A Serious Man is billed as a modern retelling of the Book of Job, but the only thing the main character, Larry Gopnik (Michael Stuhlbarg), has in common with his Biblical counter part is that bad things start happening to him, seemingly out of nowhere, and he wonders where God is in all the suffering.  The difference is that Job was a serious man of property and wealth who lost it all, and got it all back, and then some, after his time of trial was over.  If we are honest in reading Job we are left with more questions than answers, even if the Divine author wraps everything up neatly at the end.  Here, Gopnik is an every-man who schleps his way through life, contently enough, to find himself suddenly confronted with calamities that thrown him for an existential loop, forcing him to questions the meaning of life and faith.  When things begin to turn around for the better real problems seem to be barreling down just as the film is ending.  We are left with the same questions as Job, only without the pretty bow and with a dose of palpable dread.

This isn't an easy movie to follow, especially since there really isn't a driving, clearly focused plot, and scenes are inserted that don't seem to be serving the story, such as there is.  This doesn't mean that these bits don't work, because they do; especially a bizarre Yiddish language prologue about a suspected ghost that takes place in another century and location.  Then there's the story of the dentist and goy's teeth; very funny but still leaves you scratching your head as to why we took the detour.  But the scenes themselves work, especially the one about the goy's teeth, in so far as they highlight the idea that life itself is a movie without a plot and the more you try to tease one out the more frustrated you will get. 

What I saw as a key to understanding the movie was an encounter at the end of the film between Larry's son Danny (Aaron Wolf) and the aged Rabbi Marshak (Alan Mandell).  It is the boy's Bar Mitzvah day and he goes into the old sages cluttered and slightly spooky office to be congratulated.  Featured prominently amid all sorts of strange scientific specimens in jars and random bric a brac is a copy of Caravaggio's Sacrifice of Issac, depicting another biblical story that makes one question what God's up to.  As he sits nervously, the grizzled and wizened wise man begins to slowly paraphrase the opening lines to a Jefferson Airplane song popular at the time:

     "When the truth is found to be lies,
     And all the hope within you dies,
     then what?"

This is the key question of the movie, even if Larry hasn't come to see the answers offered by faith to be lies yet.  The Rabbi Nachtner (perfectly played by George Wyner), who Larry consults after an unsatisfying sit down with the "junior" rabbi, can only tell him how God doesn't work as opposed to how he actually does (a later funeral scene shows that he doesn't have a grip on what the afterlife is about either).  He dismisses questions of ultimate meaning as annoying tooth aches that will go away with time.  For his part, Marshak, like the other rabbis, offers no answers, just the grandfatherly admonition to "be a good boy," as he returns the boy's transistor radio that had been confiscated by the Hebrew teacher at the beginning of the movie.  But where does one go when the basic assumptions that guide our life don't seem to be valid anymore?

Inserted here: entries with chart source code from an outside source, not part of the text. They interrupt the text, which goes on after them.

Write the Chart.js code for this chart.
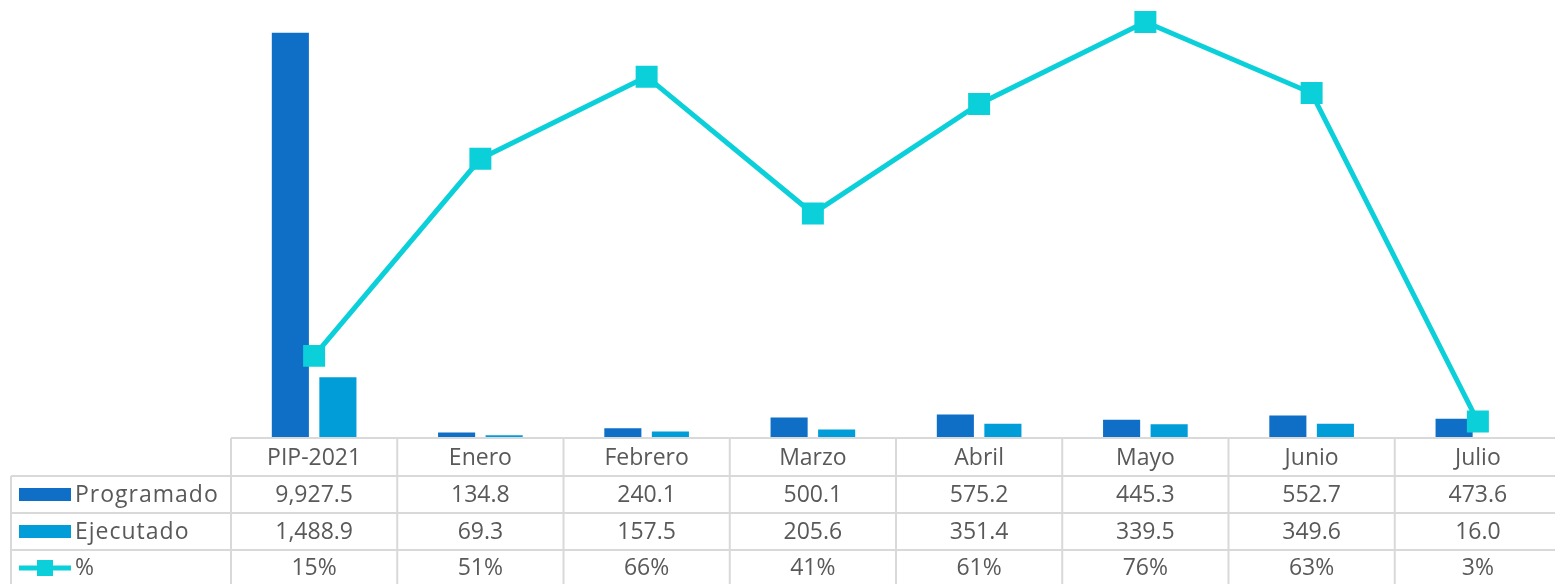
<!DOCTYPE html>
<html>
<head>
<meta charset="utf-8">
<script src="https://cdn.jsdelivr.net/npm/chart.js@4"></script>
<style>
  html, body { margin: 0; padding: 0; background: #fff; overflow: hidden; }
  canvas { display: block; }
</style>
</head>
<body>
<canvas id="chart" width="1561" height="584"></canvas>
<script>
var categories = ["PIP-2021", "Enero", "Febrero", "Marzo", "Abril", "Mayo", "Junio", "Julio"];
var programado = [9927.5, 134.8, 240.1, 500.1, 575.2, 445.3, 552.7, 473.6];
var ejecutado = [1488.9, 69.3, 157.5, 205.6, 351.4, 339.5, 349.6, 16.0];
var porcentaje = [15, 51, 66, 41, 61, 76, 63, 3];

var colProg = "#0F6FC6";
var colEjec = "#009DD9";
var colPct = "#0BD0D9";
var gridCol = "#D9D9D9";
var textCol = "#595959";
var fontFam = "'Open Sans', sans-serif";

function fmt(v) {
    return v.toLocaleString("en-US", { minimumFractionDigits: 1, maximumFractionDigits: 1 });
}

// data table under the plot, columns taken from the x scale
var dataTable = {
    id: "dataTable",
    afterDraw: function(chart) {
        var ctx = chart.ctx;
        var x = chart.scales.x;
        var area = chart.chartArea;
        var step = (area.right - area.left) / categories.length;
        var rowTops = [438, 476, 513, 550];
        var leftX = 11;
        ctx.save();
        ctx.strokeStyle = gridCol;
        ctx.lineWidth = 2;
        ctx.beginPath();
        ctx.moveTo(area.left, rowTops[0]); ctx.lineTo(area.right, rowTops[0]);
        for (var r = 1; r < rowTops.length; r++) {
            ctx.moveTo(leftX, rowTops[r]); ctx.lineTo(area.right, rowTops[r]);
        }
        for (var i = 0; i < categories.length; i++) {
            var vx = area.left + i * step;
            ctx.moveTo(vx, rowTops[0]); ctx.lineTo(vx, 584);
        }
        ctx.moveTo(leftX, rowTops[1]); ctx.lineTo(leftX, 584);
        ctx.stroke();

        ctx.fillStyle = textCol;
        ctx.font = "23px " + fontFam;
        ctx.textAlign = "center";
        ctx.textBaseline = "middle";
        for (var c = 0; c < categories.length; c++) {
            var cx = x.getPixelForValue(c);
            ctx.fillText(categories[c], cx, 458);
            ctx.fillText(fmt(programado[c]), cx, 495);
            ctx.fillText(fmt(ejecutado[c]), cx, 532);
            ctx.fillText(porcentaje[c] + "%", cx, 568);
        }

        // legend keys
        ctx.textAlign = "left";
        ctx.fillStyle = colProg;
        ctx.fillRect(19, 488, 52, 13);
        ctx.fillStyle = colEjec;
        ctx.fillRect(19, 525, 52, 13);
        ctx.strokeStyle = colPct;
        ctx.lineWidth = 5;
        ctx.beginPath();
        ctx.moveTo(19, 568); ctx.lineTo(71, 568);
        ctx.stroke();
        ctx.fillStyle = colPct;
        ctx.fillRect(37, 560, 16, 16);
        ctx.fillStyle = textCol;
        ctx.letterSpacing = "1px";
        ctx.fillText("Programado", 75, 495);
        ctx.fillText("Ejecutado", 75, 532);
        ctx.fillText("%", 75, 568);
        ctx.restore();
    }
};

new Chart(document.getElementById("chart"), {
    type: "bar",
    data: {
        labels: categories,
        datasets: [{
            type: "line",
            label: "%",
            data: porcentaje,
            yAxisID: "y1",
            borderColor: colPct,
            backgroundColor: colPct,
            borderWidth: 5,
            pointStyle: "rect",
            pointRadius: 12,
            pointHoverRadius: 12,
            tension: 0,
            clip: false,
            order: 0
        }, {
            label: "Programado",
            data: programado,
            backgroundColor: colProg,
            categoryPercentage: 0.572,
            barPercentage: 0.78,
            order: 1
        }, {
            label: "Ejecutado",
            data: ejecutado,
            backgroundColor: colEjec,
            categoryPercentage: 0.572,
            barPercentage: 0.78,
            order: 1
        }]
    },
    options: {
        responsive: false,
        animation: false,
        layout: { autoPadding: false, padding: { left: 231, right: 0, top: 0, bottom: 146 } },
        plugins: {
            legend: { display: false },
            tooltip: { enabled: false }
        },
        scales: {
            x: { display: false, offset: true },
            y: { display: false, min: 0, max: 10730 },
            y1: { display: false, min: 0, max: 80, position: "right" }
        }
    },
    plugins: [dataTable]
});
</script>
</body>
</html>
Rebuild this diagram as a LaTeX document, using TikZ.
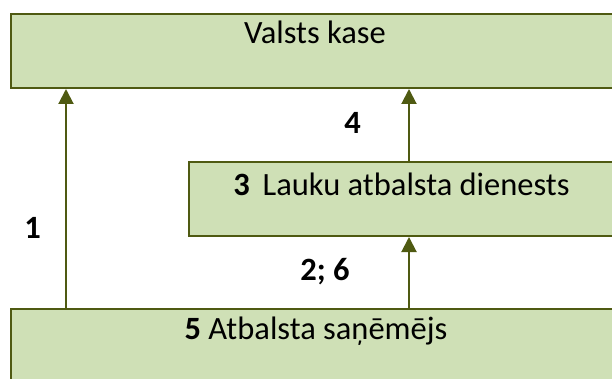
\documentclass[tikz,border=0pt]{standalone}
\usepackage{fontspec}
\setmainfont{Carlito}
\usetikzlibrary{arrows.meta}
\definecolor{boxfill}{HTML}{CFE0B6}
\definecolor{boxline}{HTML}{4F5A12}
\tikzset{
  box/.style={draw=boxline, fill=boxfill, line width=2pt, rectangle, inner sep=0pt},
  txt/.style={anchor=base, inner sep=0pt, font=\fontsize{32.5}{38}\selectfont},
  arr/.style={draw=boxline, line width=2pt, -{Triangle[length=15pt,width=15pt]}}
}
\begin{document}
\begin{tikzpicture}[x=1pt,y=1pt]
\useasboundingbox (0,0) rectangle (612,378);
\clip (0,0) rectangle (612,378);
\node[box, minimum width=640pt, minimum height=74pt] (vk) at (331,327) {};
\node[box, minimum width=460pt, minimum height=74pt] (lad) at (419,179) {};
\node[box, minimum width=640pt, minimum height=110pt] (as) at (331,14) {};
\node[txt] (t1) at (315,334) {Valsts kase};
\node[txt] (t2) at (401.5,183) {\textbf{3}\, Lauku atbalsta dienests};
\node[txt] (t3) at (316,39) {\textbf{5} Atbalsta saņēmējs};
\node[txt] (l4) at (352.7,244.7) {\textbf{4}};
\node[txt] (l1) at (32.5,139.7) {\textbf{1}};
\node[txt] (l26) at (325,98) {\textbf{2; 6}};
\coordinate (xa) at (66,0);
\coordinate (xb) at (409,0);
\draw[arr] (xa |- as.north) -- (xa |- vk.south);
\draw[arr] (xb |- as.north) -- (xb |- lad.south);
\draw[arr] (xb |- lad.north) -- (xb |- vk.south);
\end{tikzpicture}
\end{document}
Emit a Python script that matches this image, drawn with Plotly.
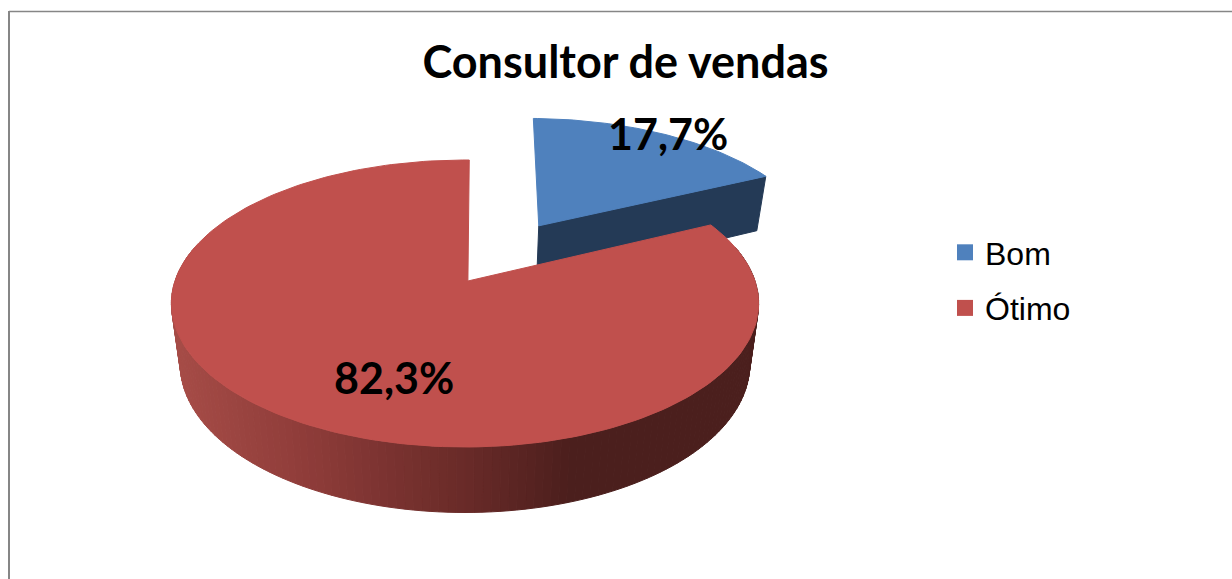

In the end A Serious Man leaves us with questions, and no answers.  When what we were raised to believe doesn't seem to match up with the realities of life, what do we do?  Do we give in to hopelessness?  Obviously the Christian answer is no; life has a purpose and their is a plan even if we can't figure it out in our own time.  But I don't want to dismiss the questions, because, while God gives us more to work with than Rabbi Nachtner gives him credit for, he does leave plenty of room for mystery, wonder and questioning.  There isn't a person who hasn't had to grapple with these questions at one time or another, including great saints of strong faith.  The Coen Brothers make us grapple with them with humor, irony but also with a clear sense of appreciation for the religious and cultural tradition they were raised in, even if they are unsure how they view its deeper implications.